Pour sa deuxième parution de l’année 2022, Albin Michel Imaginaire a misé sur l’autrice sud-africaine Lauren Beukes avec un thriller dystopique Afterland. Ce livre est le 5ème roman de l’autrice qui a obtenu auparavant le prix Arthur-C.-Clarke en 2011 pour Zoo City puis le prix British Fantasy en 2014 pour Les Lumineuses. Afterland date de 2020, la traduction est de Laurent Philibert-Caillat et la couverture est signée Aurélien Police.
Dans ce livre, en 2020, ce n’est pas le virus du Covid qui a fait son apparition mais le HCV (Human Culgoa Virus), une saleté qui au départ ressemble à une vilaine grippe puis entraine des cancers de la prostate mortels. Le virus s’est très vite répandu et a entrainé la mort de 99% de la population masculine. On est donc dans un univers post-apocalyptique qui vient de changer profondément et tout récemment, l’histoire se déroulant en 2023. Le monde est devenue un monde de femmes mais rien ne semble avoir vraiment changé, le monde semble chaotique et en transition. La violence y est toujours présente, le pouvoir et les lois aussi. Les accords de Buenos Aires ont instauré la « reprohibition » comme 100 ans auparavant mais cette fois il est interdit de procréer pour éviter la propagation de la maladie qui n’a pas encore disparu.

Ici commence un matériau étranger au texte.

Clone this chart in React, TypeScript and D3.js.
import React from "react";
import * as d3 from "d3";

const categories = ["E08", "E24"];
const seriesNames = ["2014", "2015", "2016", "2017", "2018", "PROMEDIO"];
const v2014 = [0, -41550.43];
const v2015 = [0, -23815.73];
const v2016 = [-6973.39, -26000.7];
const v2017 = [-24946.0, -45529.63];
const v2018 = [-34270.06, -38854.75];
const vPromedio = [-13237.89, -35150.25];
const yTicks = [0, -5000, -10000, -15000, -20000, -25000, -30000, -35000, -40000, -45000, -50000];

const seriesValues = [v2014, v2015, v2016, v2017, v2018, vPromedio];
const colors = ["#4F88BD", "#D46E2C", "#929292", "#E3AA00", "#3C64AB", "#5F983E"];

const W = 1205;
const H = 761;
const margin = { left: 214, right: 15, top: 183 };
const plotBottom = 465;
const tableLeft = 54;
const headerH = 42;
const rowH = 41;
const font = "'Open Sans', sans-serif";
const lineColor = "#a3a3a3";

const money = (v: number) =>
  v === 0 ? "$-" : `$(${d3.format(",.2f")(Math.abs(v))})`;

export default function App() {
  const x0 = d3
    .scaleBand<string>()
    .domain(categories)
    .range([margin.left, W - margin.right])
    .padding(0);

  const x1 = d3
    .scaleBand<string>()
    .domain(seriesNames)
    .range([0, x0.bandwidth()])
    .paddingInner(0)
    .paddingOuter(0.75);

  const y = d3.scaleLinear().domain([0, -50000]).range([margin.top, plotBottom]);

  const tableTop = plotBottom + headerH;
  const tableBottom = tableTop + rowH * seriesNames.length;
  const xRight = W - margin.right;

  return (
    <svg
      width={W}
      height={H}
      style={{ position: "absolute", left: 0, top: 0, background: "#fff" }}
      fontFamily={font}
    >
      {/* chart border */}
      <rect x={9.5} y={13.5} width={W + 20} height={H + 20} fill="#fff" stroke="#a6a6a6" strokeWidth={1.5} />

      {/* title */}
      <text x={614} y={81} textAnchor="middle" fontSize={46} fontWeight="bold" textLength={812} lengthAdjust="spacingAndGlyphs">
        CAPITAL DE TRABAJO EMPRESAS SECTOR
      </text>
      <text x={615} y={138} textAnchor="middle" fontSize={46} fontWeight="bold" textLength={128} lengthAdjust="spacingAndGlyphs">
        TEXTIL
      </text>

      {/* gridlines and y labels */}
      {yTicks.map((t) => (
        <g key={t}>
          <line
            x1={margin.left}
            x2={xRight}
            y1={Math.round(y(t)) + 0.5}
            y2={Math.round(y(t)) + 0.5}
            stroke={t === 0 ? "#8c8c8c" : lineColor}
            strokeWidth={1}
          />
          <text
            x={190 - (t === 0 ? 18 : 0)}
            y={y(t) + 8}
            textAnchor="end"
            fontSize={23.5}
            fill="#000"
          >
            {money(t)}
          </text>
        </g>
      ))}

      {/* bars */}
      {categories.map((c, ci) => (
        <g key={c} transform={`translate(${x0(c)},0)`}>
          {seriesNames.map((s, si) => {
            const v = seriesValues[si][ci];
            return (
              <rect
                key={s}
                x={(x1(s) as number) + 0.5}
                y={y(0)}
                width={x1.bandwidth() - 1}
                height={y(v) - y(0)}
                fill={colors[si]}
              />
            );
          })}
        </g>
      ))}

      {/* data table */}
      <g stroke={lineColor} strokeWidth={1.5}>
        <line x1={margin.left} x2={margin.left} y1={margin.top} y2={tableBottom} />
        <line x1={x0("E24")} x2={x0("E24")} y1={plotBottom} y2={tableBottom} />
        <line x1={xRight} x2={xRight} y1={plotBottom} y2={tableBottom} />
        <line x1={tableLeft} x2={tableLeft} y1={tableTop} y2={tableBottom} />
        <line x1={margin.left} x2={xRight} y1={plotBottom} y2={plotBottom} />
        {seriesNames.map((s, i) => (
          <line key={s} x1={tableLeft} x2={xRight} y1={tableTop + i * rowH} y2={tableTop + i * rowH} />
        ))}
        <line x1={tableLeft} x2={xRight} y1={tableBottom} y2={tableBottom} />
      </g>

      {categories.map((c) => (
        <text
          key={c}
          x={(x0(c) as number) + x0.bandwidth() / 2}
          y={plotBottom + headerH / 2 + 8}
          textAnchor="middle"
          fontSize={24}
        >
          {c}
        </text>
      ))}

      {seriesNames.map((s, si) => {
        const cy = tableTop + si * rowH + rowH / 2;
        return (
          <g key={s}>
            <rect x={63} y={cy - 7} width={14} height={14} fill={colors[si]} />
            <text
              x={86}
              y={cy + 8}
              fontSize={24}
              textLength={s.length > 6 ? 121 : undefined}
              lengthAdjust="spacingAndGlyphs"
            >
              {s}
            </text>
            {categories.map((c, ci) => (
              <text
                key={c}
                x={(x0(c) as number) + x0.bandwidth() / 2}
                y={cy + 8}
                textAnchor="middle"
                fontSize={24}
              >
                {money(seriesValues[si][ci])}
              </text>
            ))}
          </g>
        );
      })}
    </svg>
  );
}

Bien entendu, cette loi a autant de chances de fonctionner que la prohibition et le sperme est devenu une denrée extrêmement rare, plus que l’or.
Voici un aperçu du monde dans lequel se trouve Cole dont le mari est mort mais dont le fils a miraculeusement survécu, immunisé au virus sans qu’on sache pourquoi. Cole habitait Johannesburg avant que le chaos arrive et elle n’a qu’un désir y retourner avec son fils, Miles. Mais Miles attise les convoitises, il représente un espoir, espoir de comprendre pourquoi des personnes sont immunisées, de voir le monde renaitre. Pourtant, Cole a choisi la fuite, pour retourner chez elle et offrir une chance à son fils, une chance de survivre malgré le monde qui s’écroule. Cole est un beau personnage, quelqu’un de simple qui essaye de faire au mieux, de s’en sortir dans un monde devenu un enfer, qui ne fait pas forcément les bons choix mais qui essaye toujours d’aller de l’avant.
Le récit suit trois fils directeurs : celui de Cole, celui de Miles et celui de Billie la sœur de Cole. Miles a 12 ans, c’est un préadolescent, période déjà pas évidente mais encore moins dans le monde où il vit où tout le monde veut décider à sa place, veut ce qu’il représente mais pas ce qu’il est véritablement. Billie s’est engagée dans une spirale qui la dépasse, elle essaye de s’en sortir mais ce n’est pas un personnage agréable, bien au contraire. Ces trois destins qui s’entremêlent sont le cœur du roman, des récits de fuite dans un monde qui s’écroule, dans un monde en mutation où le chaos règne. Les femmes n’ayant connu qu’un monde où les hommes dirigeaient, essayent de s’en sortir mais en reproduisant les schémas du passé. Il faut dire que la catastrophe est récente, à peine 3 ans et que les fantômes des hommes sont toujours présents. C’est aspect du roman est vraiment intéressant mais Lauren Beukes n’en tire pas assez partie. L’univers aurait mérité d’être plus approfondi, plus fouillé. Il justifie le statut de Miles, ses questionnements et la fuite de Cole mais l’autrice laisse beaucoup de questions en suspend. Le rythme du roman a tendance à s’enliser vers les 2 tiers à partir du passage avec les religieuses. J’ai eu un peu de mal à croire d’ailleurs aux réactions de Miles à partir de là, même si ce qu’il vit est particulièrement difficile. La partie se déroulant dans une secte religieuse s’enlise, tourne en rond pour tous les personnages et c’est dommage. L’autrice survole les différentes thématiques présentes ( la place des femmes dans un tel monde, le racisme, la violence, la religion) et se concentre sur la fuite de deux personnages. Au delà de tout cela il reste une belle relation, celle de Cole et Miles, un amour filial qui sonne juste et un monde en pleine mutation plus qu’un univers post-apocalyptique.
Afterland est ainsi un mélange entre thriller dystopique et road movie. L’univers présenté est intéressant et ouvre la possibilité à de nombreuses thématiques mais l’autrice se concentre sur la relation entre une mère et son fils, sur une fuite aux accents de thriller qui font du roman une lecture agréable. Cependant, la seconde partie du roman se perd un peu en route et part dans trop de directions.